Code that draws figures
--- Begin ---

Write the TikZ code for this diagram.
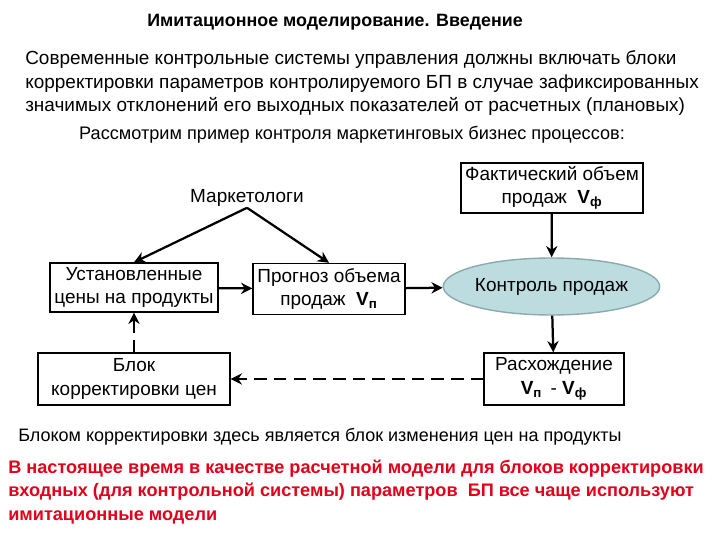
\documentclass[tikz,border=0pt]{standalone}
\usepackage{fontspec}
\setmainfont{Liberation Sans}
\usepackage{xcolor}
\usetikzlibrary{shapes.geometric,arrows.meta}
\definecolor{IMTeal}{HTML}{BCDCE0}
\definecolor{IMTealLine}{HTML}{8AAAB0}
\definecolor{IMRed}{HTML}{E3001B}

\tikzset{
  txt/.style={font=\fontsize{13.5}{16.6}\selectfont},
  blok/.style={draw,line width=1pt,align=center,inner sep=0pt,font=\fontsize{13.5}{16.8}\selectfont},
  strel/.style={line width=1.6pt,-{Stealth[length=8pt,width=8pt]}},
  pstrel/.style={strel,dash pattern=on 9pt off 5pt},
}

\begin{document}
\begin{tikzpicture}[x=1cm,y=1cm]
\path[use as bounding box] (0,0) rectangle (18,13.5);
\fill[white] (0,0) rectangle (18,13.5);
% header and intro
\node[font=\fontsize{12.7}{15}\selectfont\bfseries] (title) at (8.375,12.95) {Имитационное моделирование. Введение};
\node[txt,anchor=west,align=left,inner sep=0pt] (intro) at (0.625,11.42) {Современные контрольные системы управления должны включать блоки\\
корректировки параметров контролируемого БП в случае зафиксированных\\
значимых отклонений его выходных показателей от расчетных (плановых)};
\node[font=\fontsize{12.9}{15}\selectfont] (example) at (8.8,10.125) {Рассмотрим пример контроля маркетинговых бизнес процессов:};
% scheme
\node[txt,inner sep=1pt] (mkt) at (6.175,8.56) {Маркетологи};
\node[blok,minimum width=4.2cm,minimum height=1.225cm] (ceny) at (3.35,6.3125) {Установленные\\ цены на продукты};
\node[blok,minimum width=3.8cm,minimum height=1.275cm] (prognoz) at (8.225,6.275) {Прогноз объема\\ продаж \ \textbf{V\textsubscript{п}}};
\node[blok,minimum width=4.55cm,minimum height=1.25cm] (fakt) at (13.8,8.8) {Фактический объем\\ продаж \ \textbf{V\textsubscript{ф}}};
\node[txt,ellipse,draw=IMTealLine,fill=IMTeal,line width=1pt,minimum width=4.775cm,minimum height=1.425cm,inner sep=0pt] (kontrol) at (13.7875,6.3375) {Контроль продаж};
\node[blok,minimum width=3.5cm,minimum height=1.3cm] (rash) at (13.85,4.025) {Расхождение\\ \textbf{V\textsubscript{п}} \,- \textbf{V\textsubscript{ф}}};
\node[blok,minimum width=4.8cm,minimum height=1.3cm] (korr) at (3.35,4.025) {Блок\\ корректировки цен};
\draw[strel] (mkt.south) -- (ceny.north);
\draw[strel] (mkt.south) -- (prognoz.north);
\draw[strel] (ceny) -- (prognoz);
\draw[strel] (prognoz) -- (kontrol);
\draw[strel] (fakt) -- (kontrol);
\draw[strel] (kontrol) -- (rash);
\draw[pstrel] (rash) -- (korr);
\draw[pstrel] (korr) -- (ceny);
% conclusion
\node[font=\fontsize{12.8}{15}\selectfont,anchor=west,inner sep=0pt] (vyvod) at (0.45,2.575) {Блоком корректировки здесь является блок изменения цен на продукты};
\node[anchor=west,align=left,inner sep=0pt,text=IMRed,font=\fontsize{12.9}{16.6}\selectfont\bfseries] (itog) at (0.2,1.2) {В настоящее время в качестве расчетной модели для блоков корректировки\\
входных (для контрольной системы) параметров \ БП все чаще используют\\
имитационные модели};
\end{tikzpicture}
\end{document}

--- End ---
--- Begin ---

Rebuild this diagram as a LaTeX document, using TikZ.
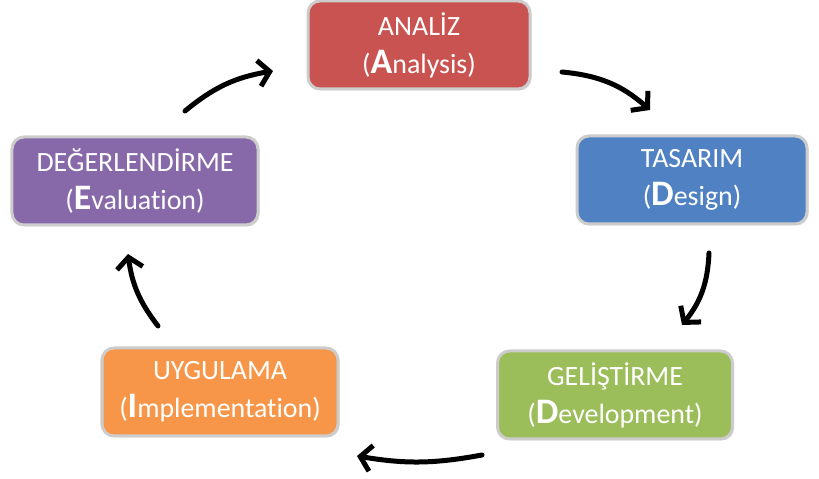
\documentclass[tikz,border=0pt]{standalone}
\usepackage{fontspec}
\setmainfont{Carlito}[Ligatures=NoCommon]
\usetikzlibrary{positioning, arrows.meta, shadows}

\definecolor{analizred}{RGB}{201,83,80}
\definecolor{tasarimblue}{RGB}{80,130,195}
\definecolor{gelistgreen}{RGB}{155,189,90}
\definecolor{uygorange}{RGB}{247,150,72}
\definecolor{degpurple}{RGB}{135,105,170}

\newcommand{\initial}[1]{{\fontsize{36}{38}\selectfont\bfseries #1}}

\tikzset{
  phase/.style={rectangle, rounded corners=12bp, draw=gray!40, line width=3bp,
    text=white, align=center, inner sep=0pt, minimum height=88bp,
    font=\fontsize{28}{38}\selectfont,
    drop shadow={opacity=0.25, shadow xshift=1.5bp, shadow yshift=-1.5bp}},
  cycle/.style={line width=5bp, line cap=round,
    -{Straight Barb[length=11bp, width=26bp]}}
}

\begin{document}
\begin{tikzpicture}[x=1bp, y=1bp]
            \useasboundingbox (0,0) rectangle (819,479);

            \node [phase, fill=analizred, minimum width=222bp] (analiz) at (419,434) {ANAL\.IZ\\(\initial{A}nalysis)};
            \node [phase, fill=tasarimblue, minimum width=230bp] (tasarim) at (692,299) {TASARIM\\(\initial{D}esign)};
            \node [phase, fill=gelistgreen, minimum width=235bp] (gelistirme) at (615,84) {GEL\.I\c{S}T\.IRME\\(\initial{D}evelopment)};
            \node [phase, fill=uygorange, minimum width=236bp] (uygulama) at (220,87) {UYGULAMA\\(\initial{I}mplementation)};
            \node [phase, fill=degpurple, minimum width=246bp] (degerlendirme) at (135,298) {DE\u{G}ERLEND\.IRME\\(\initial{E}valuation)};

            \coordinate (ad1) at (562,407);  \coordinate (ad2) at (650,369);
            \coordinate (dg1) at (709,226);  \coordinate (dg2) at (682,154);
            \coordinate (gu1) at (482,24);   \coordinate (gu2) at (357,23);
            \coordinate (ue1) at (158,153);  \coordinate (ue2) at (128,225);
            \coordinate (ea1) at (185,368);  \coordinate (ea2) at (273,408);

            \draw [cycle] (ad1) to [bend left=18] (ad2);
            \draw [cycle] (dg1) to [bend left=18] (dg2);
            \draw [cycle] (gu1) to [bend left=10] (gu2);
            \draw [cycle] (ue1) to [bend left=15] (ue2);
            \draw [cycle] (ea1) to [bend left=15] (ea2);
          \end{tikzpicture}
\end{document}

--- End ---
--- Begin ---

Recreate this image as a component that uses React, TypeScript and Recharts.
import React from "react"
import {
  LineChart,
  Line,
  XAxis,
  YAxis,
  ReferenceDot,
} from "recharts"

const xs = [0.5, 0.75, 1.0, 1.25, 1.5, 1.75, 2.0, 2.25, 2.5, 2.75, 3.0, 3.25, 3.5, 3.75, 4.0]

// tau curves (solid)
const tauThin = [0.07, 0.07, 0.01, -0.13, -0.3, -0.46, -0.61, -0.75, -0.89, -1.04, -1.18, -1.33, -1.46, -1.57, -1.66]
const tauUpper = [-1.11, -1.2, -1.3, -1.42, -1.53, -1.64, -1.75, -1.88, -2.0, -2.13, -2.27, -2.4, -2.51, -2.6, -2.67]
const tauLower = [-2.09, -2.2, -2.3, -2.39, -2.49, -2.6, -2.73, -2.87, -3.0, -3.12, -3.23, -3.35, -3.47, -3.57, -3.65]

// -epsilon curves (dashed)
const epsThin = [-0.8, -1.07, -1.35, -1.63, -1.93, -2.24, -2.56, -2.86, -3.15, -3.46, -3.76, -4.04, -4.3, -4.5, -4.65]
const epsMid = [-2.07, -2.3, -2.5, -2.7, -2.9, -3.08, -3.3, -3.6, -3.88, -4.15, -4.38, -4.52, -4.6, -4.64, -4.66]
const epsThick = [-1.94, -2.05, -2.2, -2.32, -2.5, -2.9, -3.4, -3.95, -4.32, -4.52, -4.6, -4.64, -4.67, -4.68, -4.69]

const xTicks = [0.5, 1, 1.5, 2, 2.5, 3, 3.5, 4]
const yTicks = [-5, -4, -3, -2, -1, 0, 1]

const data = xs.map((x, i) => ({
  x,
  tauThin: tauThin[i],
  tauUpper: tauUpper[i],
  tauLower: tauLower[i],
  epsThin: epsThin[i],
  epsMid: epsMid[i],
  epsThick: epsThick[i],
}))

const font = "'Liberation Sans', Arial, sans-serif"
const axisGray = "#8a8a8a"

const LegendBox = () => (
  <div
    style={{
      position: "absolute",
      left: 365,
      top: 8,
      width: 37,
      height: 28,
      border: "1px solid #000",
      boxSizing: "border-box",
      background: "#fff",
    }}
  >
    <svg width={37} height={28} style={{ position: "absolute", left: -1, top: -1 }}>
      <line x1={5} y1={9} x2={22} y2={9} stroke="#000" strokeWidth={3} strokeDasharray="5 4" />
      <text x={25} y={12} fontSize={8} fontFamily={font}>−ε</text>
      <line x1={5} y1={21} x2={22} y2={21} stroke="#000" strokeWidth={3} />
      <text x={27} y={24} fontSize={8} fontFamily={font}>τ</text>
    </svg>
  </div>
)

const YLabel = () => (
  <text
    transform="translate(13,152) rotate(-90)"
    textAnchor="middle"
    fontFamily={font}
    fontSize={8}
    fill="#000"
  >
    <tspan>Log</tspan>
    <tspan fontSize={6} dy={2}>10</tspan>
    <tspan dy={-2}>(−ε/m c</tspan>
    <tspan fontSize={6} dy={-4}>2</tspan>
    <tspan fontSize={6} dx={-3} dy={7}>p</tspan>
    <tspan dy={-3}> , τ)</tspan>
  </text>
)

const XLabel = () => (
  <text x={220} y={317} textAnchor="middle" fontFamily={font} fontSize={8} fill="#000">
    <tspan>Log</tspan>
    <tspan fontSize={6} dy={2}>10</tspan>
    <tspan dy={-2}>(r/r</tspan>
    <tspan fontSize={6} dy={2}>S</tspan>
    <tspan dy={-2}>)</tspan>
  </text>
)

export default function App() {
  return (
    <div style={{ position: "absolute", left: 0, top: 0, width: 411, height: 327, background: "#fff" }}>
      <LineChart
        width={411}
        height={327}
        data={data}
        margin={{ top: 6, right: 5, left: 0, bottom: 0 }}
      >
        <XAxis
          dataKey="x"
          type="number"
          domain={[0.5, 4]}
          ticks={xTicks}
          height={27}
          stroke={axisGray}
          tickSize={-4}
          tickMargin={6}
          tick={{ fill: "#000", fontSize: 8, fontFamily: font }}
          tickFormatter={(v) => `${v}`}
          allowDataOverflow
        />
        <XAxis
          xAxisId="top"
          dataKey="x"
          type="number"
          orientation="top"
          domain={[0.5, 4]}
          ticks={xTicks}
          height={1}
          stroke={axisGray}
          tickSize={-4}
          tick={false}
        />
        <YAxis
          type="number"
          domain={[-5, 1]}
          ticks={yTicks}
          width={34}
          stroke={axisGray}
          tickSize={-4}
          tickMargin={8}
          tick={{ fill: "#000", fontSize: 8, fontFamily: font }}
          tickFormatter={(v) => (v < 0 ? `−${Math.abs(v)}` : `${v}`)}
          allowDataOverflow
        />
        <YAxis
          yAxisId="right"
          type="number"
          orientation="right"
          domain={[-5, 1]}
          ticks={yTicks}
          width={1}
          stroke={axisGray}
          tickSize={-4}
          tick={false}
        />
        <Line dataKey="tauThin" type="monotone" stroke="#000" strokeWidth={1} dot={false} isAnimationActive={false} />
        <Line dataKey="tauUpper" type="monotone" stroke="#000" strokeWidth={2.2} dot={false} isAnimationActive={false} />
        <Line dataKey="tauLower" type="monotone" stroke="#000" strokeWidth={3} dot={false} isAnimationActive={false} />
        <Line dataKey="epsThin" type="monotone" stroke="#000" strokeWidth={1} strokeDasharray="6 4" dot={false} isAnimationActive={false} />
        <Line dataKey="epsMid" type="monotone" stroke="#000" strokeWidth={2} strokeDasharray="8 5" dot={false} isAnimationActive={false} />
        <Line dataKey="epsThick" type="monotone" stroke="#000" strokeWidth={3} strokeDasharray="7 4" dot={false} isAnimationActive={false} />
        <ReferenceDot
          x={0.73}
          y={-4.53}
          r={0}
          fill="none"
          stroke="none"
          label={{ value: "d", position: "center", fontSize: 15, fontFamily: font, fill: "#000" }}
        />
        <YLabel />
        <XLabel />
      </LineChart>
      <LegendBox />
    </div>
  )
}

--- End ---

» **Short task**
From the records above, print exactly the lines that run from the line with "Recreate this image" to the line with "-3.47, -3.57, -3.65]", inclusive.

» **Output**
Recreate this image as a component that uses React, TypeScript and Recharts.
import React from "react"
import {
  LineChart,
  Line,
  XAxis,
  YAxis,
  ReferenceDot,
} from "recharts"

const xs = [0.5, 0.75, 1.0, 1.25, 1.5, 1.75, 2.0, 2.25, 2.5, 2.75, 3.0, 3.25, 3.5, 3.75, 4.0]

// tau curves (solid)
const tauThin = [0.07, 0.07, 0.01, -0.13, -0.3, -0.46, -0.61, -0.75, -0.89, -1.04, -1.18, -1.33, -1.46, -1.57, -1.66]
const tauUpper = [-1.11, -1.2, -1.3, -1.42, -1.53, -1.64, -1.75, -1.88, -2.0, -2.13, -2.27, -2.4, -2.51, -2.6, -2.67]
const tauLower = [-2.09, -2.2, -2.3, -2.39, -2.49, -2.6, -2.73, -2.87, -3.0, -3.12, -3.23, -3.35, -3.47, -3.57, -3.65]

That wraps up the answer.